Of course, for centuries there have been great ethical, intellectual, and political leaders who have sought to move beyond nationalism by emphasizing the common humanity of all people.  “The world is my country,” declared the adopted American revolutionary Tom Paine, and “all mankind are my brethren.”  Albert Einstein dismissed nationalism as “an infantile disease,” while British novelist H.G. Wells, like Einstein, became a staunch advocate of world government.  The idea of limiting national sovereignty in the interest of global security helped spark the creation of the League of Nations and, later, the United Nations.

But, unfortunately, the rulers of numerous countries, though often paying lip service to international law and international security, have never accepted significant limitations on their own government’s ability to do what it liked in world affairs.  Thus, major military powers hamstrung the League and the United Nations by refusing to join these world organizations, withdrawing from them, vetoing or ignoring official resolutions, and refusing to pay their annual dues or other assessments.  A particularly flagrant example of contempt for global governance occurred in mid-March 2020, when the U.S. secretary of state, Mike Pompeo, ridiculed the International Criminal Court and threatened its staff (and even their family members) for daring to investigate U.S. war crimes in Afghanistan.
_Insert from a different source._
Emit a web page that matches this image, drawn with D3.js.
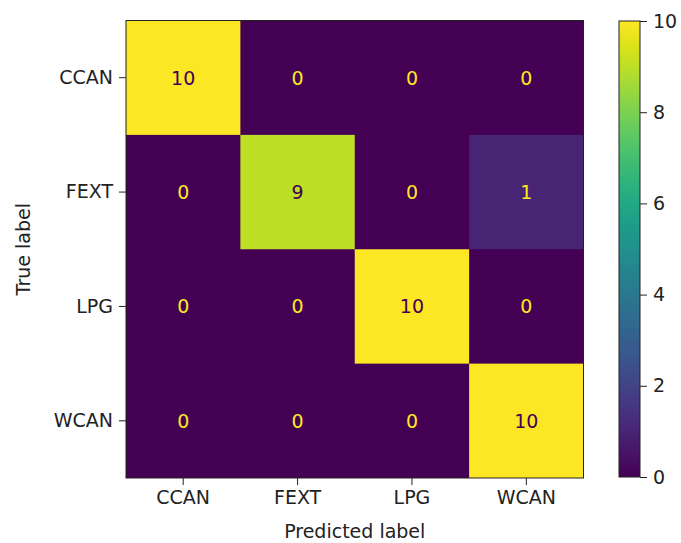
<!DOCTYPE html>
<html>
<head>
<meta charset="utf-8">
<script src="https://cdn.jsdelivr.net/npm/d3@7"></script>
<style>
  body { margin: 0; background: #fff; }
  text { font-family: "DejaVu Sans", sans-serif; }
</style>
</head>
<body>
<div id="chart"></div>
<script>
// confusion matrix data
const labels = ["CCAN", "FEXT", "LPG", "WCAN"];
const matrix = [
    [10, 0, 0, 0],
    [0, 9, 0, 1],
    [0, 0, 10, 0],
    [0, 0, 0, 10]
];
const colorbarTicks = [0, 2, 4, 6, 8, 10];

const svgWidth = 681;
const svgHeight = 543;
const fontSize = "19px";
const ink = "#222";

const plot = { left: 126, top: 20.5, size: 457.5 };

const svg = d3.select("#chart").append("svg")
    .attr("width", svgWidth)
    .attr("height", svgHeight);

const x = d3.scaleBand()
    .domain(labels)
    .range([plot.left, plot.left + plot.size]);

const y = d3.scaleBand()
    .domain(labels)
    .range([plot.top, plot.top + plot.size]);

const color = d3.scaleSequential(d3.interpolateViridis).domain([0, 10]);

const cells = [];
matrix.forEach((row, i) => row.forEach((v, j) => cells.push({ t: labels[i], p: labels[j], v: v })));

// base layer in the lowest colour, so no seams show between dark cells
svg.append("rect")
    .attr("x", plot.left)
    .attr("y", plot.top)
    .attr("width", plot.size)
    .attr("height", plot.size)
    .attr("fill", color(0));

svg.append("g")
    .selectAll("rect")
    .data(cells.filter(d => d.v > 0))
    .join("rect")
    .attr("x", d => x(d.p))
    .attr("y", d => y(d.t))
    .attr("width", x.bandwidth())
    .attr("height", y.bandwidth())
    .attr("fill", d => color(d.v));

svg.append("g")
    .style("font-size", fontSize)
    .attr("text-anchor", "middle")
    .selectAll("text")
    .data(cells)
    .join("text")
    .attr("x", d => x(d.p) + x.bandwidth() / 2)
    .attr("y", d => y(d.t) + y.bandwidth() / 2)
    .attr("dy", "0.36em")
    // dark text on bright cells, yellow on dark ones
    .attr("fill", d => d.v > 5 ? color(0) : color(10))
    .text(d => d.v);

// frame
svg.append("rect")
    .attr("x", plot.left)
    .attr("y", plot.top)
    .attr("width", plot.size)
    .attr("height", plot.size)
    .attr("fill", "none")
    .attr("stroke", ink)
    .attr("stroke-width", 1);

const xAxis = g => g
    .attr("transform", `translate(0,${plot.top + plot.size})`)
    .call(d3.axisBottom(x).tickSize(7).tickPadding(6))
    .call(g => g.select(".domain").remove());

const yAxis = g => g
    .attr("transform", `translate(${plot.left},0)`)
    .call(d3.axisLeft(y).tickSize(7).tickPadding(6))
    .call(g => g.select(".domain").remove());

svg.append("g").call(xAxis);
svg.append("g").call(yAxis);

svg.selectAll(".tick text")
    .style("font-family", "DejaVu Sans, sans-serif")
    .style("font-size", fontSize)
    .attr("fill", ink);
svg.selectAll(".tick line").attr("stroke", ink);

svg.append("text")
    .attr("x", plot.left + plot.size / 2)
    .attr("y", 538)
    .attr("text-anchor", "middle")
    .style("font-size", fontSize)
    .attr("fill", ink)
    .text("Predicted label");

svg.append("text")
    .attr("transform", `translate(30,${plot.top + plot.size / 2}) rotate(-90)`)
    .attr("text-anchor", "middle")
    .style("font-size", fontSize)
    .attr("fill", ink)
    .text("True label");

// colorbar
const cb = { left: 619, width: 21, top: 21, bottom: 477 };
const cy = d3.scaleLinear().domain([0, 10]).range([cb.bottom, cb.top]);

const defs = svg.append("defs");
const grad = defs.append("linearGradient")
    .attr("id", "viridis")
    .attr("x1", "0").attr("y1", "1")
    .attr("x2", "0").attr("y2", "0");
grad.selectAll("stop")
    .data(d3.range(0, 1.0001, 0.05))
    .join("stop")
    .attr("offset", d => d)
    .attr("stop-color", d => d3.interpolateViridis(d));

svg.append("rect")
    .attr("x", cb.left)
    .attr("y", cb.top)
    .attr("width", cb.width)
    .attr("height", cb.bottom - cb.top)
    .attr("fill", "url(#viridis)")
    .attr("stroke", ink)
    .attr("stroke-width", 1);

svg.append("g")
    .attr("transform", `translate(${cb.left + cb.width},0)`)
    .call(d3.axisRight(cy).tickValues(colorbarTicks).tickSize(7).tickPadding(6))
    .call(g => g.select(".domain").remove())
    .call(g => g.selectAll("text")
        .style("font-family", "DejaVu Sans, sans-serif")
        .style("font-size", fontSize)
        .attr("fill", ink))
    .call(g => g.selectAll("line").attr("stroke", ink));
</script>
</body>
</html>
Thus, although robust and capable global governance is now more necessary than ever, a primitive, shortsighted nationalism continues to frustrate efforts to come to grips with massive global problems.

Even so, an extraordinary danger presents humanity with an extraordinary opportunity.  The coronavirus disaster, like the other current catastrophes ravaging the planet, might finally convince people around the globe that transcending nationalism is central to survival.